For traders already bullish Gold, the headline supports an accumulation mindset on dips rather than panic buying strength. If XAUUSD pulls back into technical support while real yields soften or the dollar weakens, the broader argument for Gold as the superior safe haven becomes more relevant. In that case, the headline aligns with the long thesis.
For breakout traders, confirmation is essential. A clean breakout in Gold should be supported by macro evidence: lower yields, softer USD, defensive equity tone, stronger ETF flows, central-bank demand signals, or renewed geopolitical stress. Without those, a Dalio-driven narrative pop is vulnerable to fading.
For short-term traders, the main risk is misreading credibility commentary as a market-moving event. Famous names can influence sentiment, but Gold is not moved sustainably by quotes alone. It is moved by capital flows, real rates, dollar liquidity, inflation expectations, and genuine geopolitical stress.

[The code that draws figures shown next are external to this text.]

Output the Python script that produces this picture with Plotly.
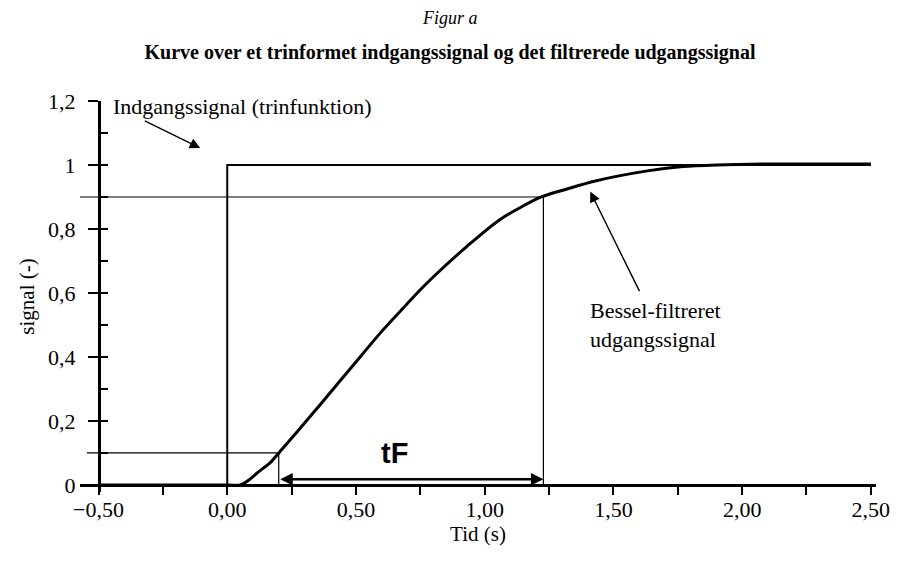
import plotly.graph_objects as go

# ---------------- data ----------------
step_t = [-0.5, 0.0, 0.0, 2.5]
step_y = [0.0, 0.0, 1.0, 1.0]

bessel_t = [-0.5, 0.0, 0.05, 0.08, 0.12, 0.167, 0.2, 0.27, 0.36, 0.49, 0.6, 0.68, 0.75,
            0.80, 0.93, 1.06, 1.22, 1.32, 1.43, 1.62, 1.77, 1.9, 2.1, 2.3, 2.5]
bessel_y = [0.0, 0.0, 0.0, 0.013, 0.04, 0.07, 0.10, 0.165, 0.25, 0.375, 0.48, 0.55, 0.61,
            0.65, 0.745, 0.83, 0.90, 0.925, 0.95, 0.98, 0.995, 1.0, 1.003, 1.003, 1.003]

lvl_low, lvl_high = 0.1, 0.9
t_low, t_high = 0.2, 1.228

y_tickvals = [0, 0.2, 0.4, 0.6, 0.8, 1.0, 1.2]
y_ticktext = ["0", "0,2", "0,4", "0,6", "0,8", "1", "1,2"]

title_top = "Figur a"
title_main = "Kurve over et trinformet indgangssignal og det filtrerede udgangssignal"
label_in = "Indgangssignal (trinfunktion)"
label_out = "Bessel-filtreret<br>udgangssignal"

# ---------------- layout params ----------------
XR = [-0.572, 2.52]
YR = [-0.022, 1.2]
SERIF = "Liberation Serif"
OFF = 8                      # page body margin offset
W, H = 899 - OFF, 562 - OFF
ML, MR, MT, MB = 80 - OFF, 23, 101 - OFF, 70
PW, PH = W - ML - MR, H - MT - MB

ypos_axis_x = (-0.5 - XR[0]) / (XR[1] - XR[0])   # paper x of the y-axis (at t=-0.5)
xpos_axis_y = (0 - YR[0]) / (YR[1] - YR[0])      # paper y of the x-axis (at signal=0)

black = "black"
fig = go.Figure()

fig.add_trace(go.Scatter(x=[XR[0], t_high, t_high], y=[lvl_high, lvl_high, 0],
                         mode="lines", line=dict(color=black, width=1.2), hoverinfo="skip"))
fig.add_trace(go.Scatter(x=[-0.545, t_low, t_low], y=[lvl_low, lvl_low, 0],
                         mode="lines", line=dict(color=black, width=1.2), hoverinfo="skip"))
fig.add_trace(go.Scatter(x=step_t, y=step_y, mode="lines",
                         line=dict(color=black, width=2), name="Indgangssignal"))
fig.add_trace(go.Scatter(x=bessel_t, y=bessel_y, mode="lines",
                         line=dict(color=black, width=3, shape="spline", smoothing=0.8),
                         name="Bessel"))
# carrier for overlay tick axes
fig.add_trace(go.Scatter(x=[step_t[0]], y=[step_y[0]], xaxis="x2", yaxis="y2", mode="markers",
                         marker=dict(opacity=0), hoverinfo="skip"))

annotations = [
    dict(text="<i>" + title_top + "</i>", xref="paper", yref="paper",
         x=(450 - OFF - ML) / PW, y=(H - (18 - OFF) - MB) / PH,
         showarrow=False, xanchor="center", yanchor="middle",
         font=dict(family=SERIF, size=18, color=black)),
    dict(text=label_in, x=-0.45, y=1.182, xref="x", yref="y", showarrow=False,
         xanchor="left", yanchor="middle", font=dict(family=SERIF, size=22, color=black)),
    dict(text="", x=-0.105, y=1.053, ax=-0.326, ay=1.14, xref="x", yref="y",
         axref="x", ayref="y", showarrow=True, arrowhead=2, arrowsize=1.5,
         arrowwidth=1.4, arrowcolor=black),
    dict(text=label_out, x=1.40, y=0.5, xref="x", yref="y", showarrow=False,
         xanchor="left", yanchor="middle", align="left",
         font=dict(family=SERIF, size=22, color=black)),
    dict(text="", x=1.41, y=0.917, ax=1.604, ay=0.601, xref="x", yref="y",
         axref="x", ayref="y", showarrow=True, arrowhead=2, arrowsize=1.5,
         arrowwidth=1.4, arrowcolor=black),
    dict(text="", x=t_high, y=0.018, ax=t_low, ay=0.018, xref="x", yref="y",
         axref="x", ayref="y", showarrow=True, arrowhead=2, startarrowhead=2,
         arrowside="end+start", arrowsize=1.0, startarrowsize=1.0,
         arrowwidth=2.5, arrowcolor=black),
    dict(text="<b>tF</b>", x=0.649, y=0.10, xref="x", yref="y",
         showarrow=False, xanchor="center", yanchor="middle",
         font=dict(family="Liberation Sans", size=29, color=black)),
]

fig.update_layout(
    width=W, height=H,
    margin=dict(l=ML, r=MR, t=MT, b=MB, autoexpand=False),
    paper_bgcolor="white", plot_bgcolor="white",
    showlegend=False,
    separators=", ",
    font=dict(family=SERIF, size=21, color=black),
    title=dict(text="<b>" + title_main + "</b>", xref="container", x=(450 - OFF) / W,
               xanchor="center", yref="container", y=1 - (52 - OFF) / H, yanchor="middle",
               font=dict(family=SERIF, size=20, color=black)),
    xaxis=dict(range=XR, domain=[0, 1], anchor="free", position=xpos_axis_y,
               showline=True, linewidth=2.5, linecolor=black, automargin=False,
               ticks="", tick0=0, dtick=0.5, tickformat=".2f", ticklabelstandoff=4,
               showgrid=False, zeroline=False,
               tickfont=dict(family=SERIF, size=22, color=black),
               title=dict(text="Tid (s)", standoff=0,
                          font=dict(family=SERIF, size=21, color=black))),
    xaxis2=dict(range=XR, domain=[0, 1], overlaying="x", anchor="free",
                position=xpos_axis_y, showline=False, ticks="outside", ticklen=9,
                tickwidth=2, tickcolor=black, tick0=0, dtick=0.25,
                showticklabels=False, showgrid=False, zeroline=False),
    yaxis=dict(range=YR, anchor="free", position=ypos_axis_x, automargin=False,
               showline=True, linewidth=2.5, linecolor=black,
               ticks="outside", ticklen=10, tickwidth=2, tickcolor=black,
               ticklabelstandoff=8,
               tickvals=y_tickvals, ticktext=y_ticktext,
               showgrid=False, zeroline=False,
               tickfont=dict(family=SERIF, size=22, color=black),
               title=dict(text="signal (-)", standoff=6,
                          font=dict(family=SERIF, size=21, color=black))),
    yaxis2=dict(range=YR, overlaying="y", anchor="free", position=ypos_axis_x,
                showline=False, ticks="inside", ticklen=8, tickwidth=2, tickcolor=black,
                tick0=0, dtick=0.1, showticklabels=False, showgrid=False, zeroline=False),
    annotations=annotations,
)

fig.write_html("out.html")
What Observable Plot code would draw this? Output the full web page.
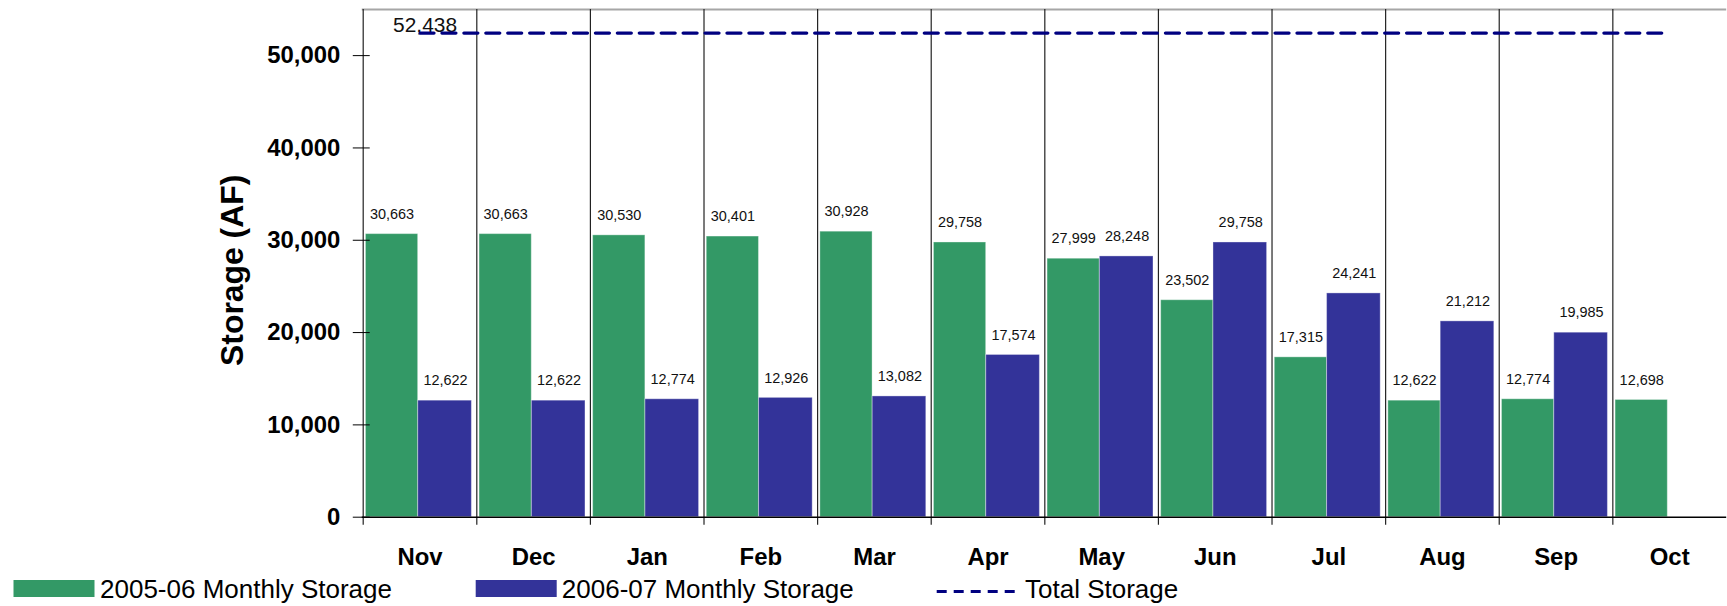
<!DOCTYPE html>
<html>
<head>
<meta charset="utf-8">
<script src="https://cdn.jsdelivr.net/npm/d3@7"></script>
<script src="https://cdn.jsdelivr.net/npm/@observablehq/plot@0.6"></script>
<style>
  html, body { margin: 0; padding: 0; background: #fff; overflow: hidden; width: 1727px; height: 606px; }
  #chart svg { display: block; }
  #legend svg { display: block; }
</style>
</head>
<body>
<div id="chart"></div>
<div id="legend"></div>
<script>
// ---- data ----
const months = ["Nov", "Dec", "Jan", "Feb", "Mar", "Apr", "May", "Jun", "Jul", "Aug", "Sep", "Oct"];
const storage0506 = [30663, 30663, 30530, 30401, 30928, 29758, 27999, 23502, 17315, 12622, 12774, 12698];
const storage0607 = [12622, 12622, 12774, 12926, 13082, 17574, 28248, 29758, 24241, 21212, 19985, null];
const totalStorage = [52438, 52438, 52438, 52438, 52438, 52438, 52438, 52438, 52438, 52438, 52438, 52438];
const seriesNames = ["2005-06 Monthly Storage", "2006-07 Monthly Storage", "Total Storage"];
const yTicks = [0, 10000, 20000, 30000, 40000, 50000];
const yMax = 55000;
const yTitle = "Storage (AF)";

// ---- styles ----
const green = "#339966";
const blue = "#333399";
const navy = "#000080";
const fmt = d3.format(",");

const rows = months.map((m, i) => ({month: m, a: storage0506[i], b: storage0607[i], total: totalStorage[i]}));
const rowsB = rows.filter(d => d.b != null);

const W = 1733;
const mL = 363;
const bw = 114.1;
const mR = W - mL - 12 * bw;

const chart = Plot.plot({
  width: W,
  height: 570,
  marginLeft: mL,
  marginRight: mR,
  marginTop: 9,
  marginBottom: 51.5,
  style: {fontFamily: "'Liberation Sans', Arial, sans-serif", background: "white", color: "black", overflow: "visible"},
  x: {type: "band", domain: months, padding: 0},
  y: {domain: [0, yMax]},
  marks: [
    Plot.ruleY([yMax], {stroke: "#a6a6a6", strokeWidth: 2}),
    Plot.ruleX(months, {x: d => d, dx: -bw / 2, insetBottom: -8, stroke: "#222", strokeWidth: 1.2}),
    Plot.barY(rows, {x: "month", y: "a", fill: green, insetLeft: 2.7, insetRight: bw - 2.7 - 52.5, stroke: "#fff", strokeOpacity: 0.35}),
    Plot.barY(rowsB, {x: "month", y: "b", fill: blue, insetLeft: 55.2, insetRight: 5, stroke: "#fff", strokeOpacity: 0.35}),
    Plot.ruleY([0], {stroke: "#000", strokeWidth: 1.5}),
    Plot.text(rows, {x: "month", y: "a", text: d => fmt(d.a), dx: -28.1, dy: -20, fontSize: 14.5, fill: "#111"}),
    Plot.text(rowsB, {x: "month", y: "b", text: d => fmt(d.b), dx: 25.5, dy: -20, fontSize: 14.5, fill: "#111"}),
    Plot.text(rows.slice(0, 1), {x: "month", y: "total", text: d => fmt(d.total), dx: 5, dy: -8, fontSize: 21, fill: "#111"}),
    Plot.lineY(rows, {x: "month", y: "total", stroke: navy, strokeWidth: 3.3, strokeDasharray: "14,8"}),
    Plot.axisY({ticks: yTicks, tickFormat: fmt, tickSize: 17, dx: 8, tickPadding: 13, fontSize: 24, fontWeight: "bold", label: null}),
    Plot.axisX({tickSize: 0, tickPadding: 31, fontSize: 24, fontWeight: "bold", label: null}),
    Plot.text([yTitle], {frameAnchor: "left", textAnchor: "middle", lineAnchor: "middle", rotate: -90, dx: -130, dy: 7, fontSize: 32, fontWeight: "bold"})
  ]
});
document.getElementById("chart").appendChild(chart);

// ---- legend ----
const lg = d3.select("#legend").append("svg")
  .attr("width", 1727).attr("height", 36)
  .style("font-family", "'Liberation Sans', Arial, sans-serif");
const items = [
  {name: seriesNames[0], kind: "rect", color: green, x: 13.5, tx: 100},
  {name: seriesNames[1], kind: "rect", color: blue, x: 475.7, tx: 561.8},
  {name: seriesNames[2], kind: "line", color: navy, x: 936.7, tx: 1025}
];
for (const it of items) {
  if (it.kind === "rect") {
    lg.append("rect").attr("x", it.x).attr("y", 12).attr("width", 81).attr("height", 17).attr("fill", it.color);
  } else {
    lg.append("line").attr("x1", it.x).attr("x2", it.x + 80).attr("y1", 23.5).attr("y2", 23.5)
      .attr("stroke", it.color).attr("stroke-width", 3).attr("stroke-dasharray", "10,7");
  }
  lg.append("text").attr("x", it.tx).attr("y", 30).attr("font-size", 26).attr("fill", "#000").text(it.name);
}
</script>
</body>
</html>
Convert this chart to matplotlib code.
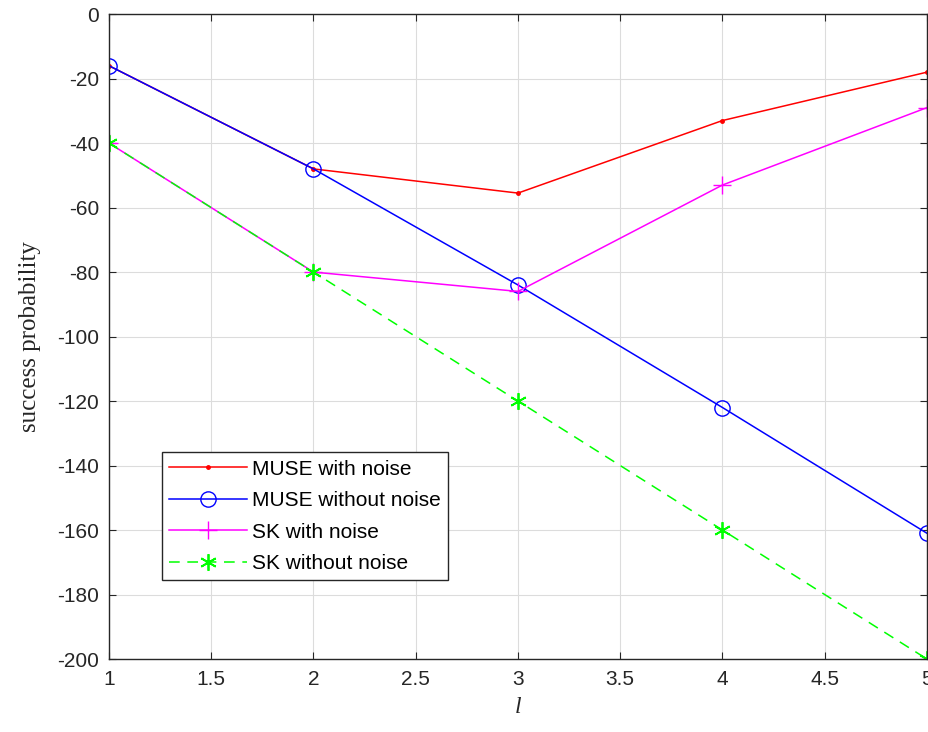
import matplotlib.pyplot as plt

# layer index and success probability (log scale values)
l_vals = [1, 2, 3, 4, 5]
muse_noise = [-16, -48, -55.5, -33, -18]
muse_clean = [-16, -48, -84, -122, -161]
sk_noise = [-40, -80, -86, -53, -29]
sk_clean = [-40, -80, -120, -160, -200]

plt.rcParams['font.family'] = ['Liberation Sans', 'DejaVu Sans']
plt.rcParams['axes.unicode_minus'] = False

fig = plt.figure(figsize=(9.29, 7.32), dpi=100)
ax = fig.add_axes([0.1173, 0.0997, 0.8805, 0.881])

ax.plot(l_vals, muse_noise, '-', color='#ff0000', lw=1.1, marker='.', ms=5,
        label='MUSE with noise')
ax.plot(l_vals, muse_clean, '-', color='#0000ff', lw=1.1, marker='o', ms=11,
        mfc='none', label='MUSE without noise')
ax.plot(l_vals, sk_noise, '-', color='#ff00ff', lw=1.1, marker='+', ms=13,
        label='SK with noise')
ax.plot(l_vals, sk_clean, '--', color='#00ff00', lw=1.1, marker=(6, 2, 0),
        ms=12, mew=1.3, dashes=(7, 5), label='SK without noise')

ax.set_xlim(1, 5)
ax.set_ylim(-200, 0)
ax.set_xticks([1, 1.5, 2, 2.5, 3, 3.5, 4, 4.5, 5])
ax.set_xticklabels(['1', '1.5', '2', '2.5', '3', '3.5', '4', '4.5', '5'])
ax.set_yticks(range(-200, 1, 20))
ax.grid(True, color='#dcdcdc', lw=0.8)
ax.set_axisbelow(True)
ax.tick_params(direction='in', top=True, right=True, labelsize=15,
               colors='#262626', length=5)
ax.tick_params(axis='x', pad=8)
ax.tick_params(axis='y', pad=7)
for s in ax.spines.values():
    s.set_color('#262626')
    s.set_linewidth(1)

ax.set_xlabel('l', fontsize=17, family='Liberation Serif', style='italic',
              labelpad=6, color='#262626')
ax.set_ylabel('success probability', fontsize=18, family='Liberation Serif',
              labelpad=12, color='#262626')

leg = ax.legend(loc='lower left', bbox_to_anchor=(0.065, 0.122), fontsize=15,
                fancybox=False, edgecolor='#262626', framealpha=1,
                borderpad=0.35, labelspacing=0.6, handlelength=3.7,
                handletextpad=0.25, borderaxespad=0)
leg.get_frame().set_linewidth(1)

fig.savefig('out.png', dpi=100)
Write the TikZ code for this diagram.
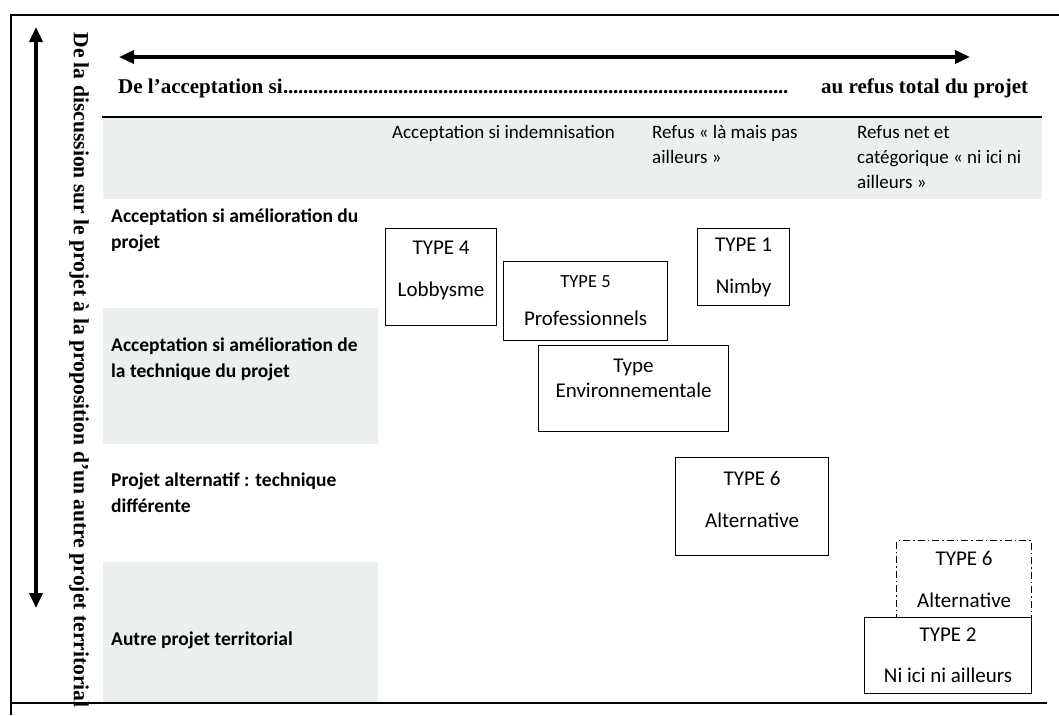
\documentclass[tikz,border=0pt]{standalone}
\usepackage{fontspec}
\setmainfont{Carlito}
\newfontfamily\titlefont{Liberation Serif}
\usetikzlibrary{arrows.meta}
\definecolor{band}{RGB}{236,239,240}
\begin{document}
\begin{tikzpicture}[x=1pt,y=-1pt,
  frameline/.style={line width=1.8pt},
  rule/.style={line width=1.3pt},
  bigarrow/.style={line width=3.6pt,{Triangle[length=15pt,width=13pt]}-{Triangle[length=15pt,width=13pt]}},
  serifb/.style={font=\titlefont\bfseries\fontsize{21}{25}\selectfont,inner sep=0pt},
  rowlab/.style={anchor=base west,align=left,inner sep=0pt,font=\bfseries\fontsize{19.5}{26}\selectfont},
  collab/.style={anchor=base west,align=left,inner sep=0pt,font=\fontsize{19}{25}\selectfont},
  tbox/.style={draw,line width=1.1pt,align=center,inner sep=0pt,anchor=north west,font=\fontsize{21}{24}\selectfont},
  dashbox/.style={tbox,dash pattern=on 7pt off 3pt on 1.5pt off 3pt},
]
\useasboundingbox (0,0) rectangle (1059,715);
% grey bands
\fill[band] (103,118) rectangle (1042,199);
\fill[band] (103,308) rectangle (378,444);
\fill[band] (103,562) rectangle (378,702);
% frame and rules
\draw[frameline] (1059,15) -- (11,15) -- (11,715);
\draw[rule] (102,117) -- (1042,117);
\draw[rule] (11,703) -- (1047,703);
% arrows
\coordinate (vtop) at (36,27);
\coordinate (vbot) at (36,608);
\coordinate (hleft) at (119,57);
\coordinate (hright) at (970,57);
\draw[bigarrow] (vtop) -- (vbot);
\draw[bigarrow] (hleft) -- (hright);
% titles
\node[serifb,anchor=base west] (ttl) at (118,93) {De l’acceptation si};
\node[serifb,anchor=base west] (dots) at (283,93) {\hbox to 505pt{\xleaders\hbox to 5pt{\hss.\hss}\hfill}};
\node[serifb,anchor=base west] (ttr) at (821,93) {au refus total du projet};
\node[serifb,rotate=-90,font=\titlefont\bfseries\fontsize{21.6}{25}\selectfont] (vt) at (79,370) {De la discussion sur le projet à la proposition d’un autre projet territorial};
% column headers (base = last line)
\node[collab] (c1) at (392,138) {Acceptation si indemnisation};
\node[collab] (c2) at (652,163) {Refus «~là mais pas\\ailleurs~»};
\node[collab] (c3) at (857,188) {Refus net et\\catégorique «~ni ici ni\\ailleurs~»};
% row labels (base = last line)
\node[rowlab] (r1) at (111,248) {Acceptation si amélioration du\\projet};
\node[rowlab] (r2) at (111,377) {Acceptation si amélioration de\\la technique du projet};
\node[rowlab] (r3) at (111,512) {Projet alternatif : technique\\différente};
\node[rowlab] (r4) at (111,645) {Autre projet territorial};
% boxes
\node[tbox,minimum width=111,minimum height=97,text depth=17pt] (t4) at (385,228) {TYPE 4\\[18pt]Lobbysme};
\node[tbox,minimum width=164,minimum height=79] (t5) at (503,261) {{\fontsize{18.5}{20}\selectfont TYPE 5}\\[14pt]Professionnels};
\node[tbox,minimum width=92,minimum height=77] (t1) at (697,228) {TYPE 1\\[18pt]Nimby};
\node[tbox,minimum width=190,minimum height=86,text depth=21pt] (env) at (538,345) {Type\\[1pt]Environnementale};
\node[tbox,minimum width=153,minimum height=98,text depth=14pt] (t6) at (675,457) {TYPE 6\\[18pt]Alternative};
\node[dashbox,minimum width=135,minimum height=77] (t6d) at (896,540) {TYPE 6\\[18pt]Alternative};
\node[tbox,minimum width=167,minimum height=76] (t2) at (864,617) {TYPE 2\\[17pt]Ni ici ni ailleurs};
\end{tikzpicture}
\end{document}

For Bitcoin-Gold relative-value traders, the message is more relevant. The headline may reinforce a rotation narrative where conservative hedgers prefer Gold over crypto during stress periods. But that is not the same as saying Gold must rally immediately. It simply means that in a true crisis, Gold is still more likely to attract institutional safe-haven flows than Bitcoin.
BIAS SUMMARY
This headline is mildly positive for Gold’s long-term safe-haven narrative but neutral for immediate XAUUSD price action. It does not create a geopolitical risk premium, does not weaken the dollar, does not lower yields, and does not introduce an energy or inflation shock. The market impact score is low because this is commentary rather than a hard event.
Most traders will misread this as automatically bullish Gold. That is too simplistic. The better interpretation is that Dalio’s view supports Gold’s strategic role in portfolios, especially versus Bitcoin, but tactical traders still need confirmation from USD, yields, risk sentiment, and price structure.
Bottom line: do not chase Gold solely on this headline. If XAUUSD is already supported by macro conditions, use this as background confirmation for dip-buying or holding core exposure. If the dollar and yields are rising, the headline is noise.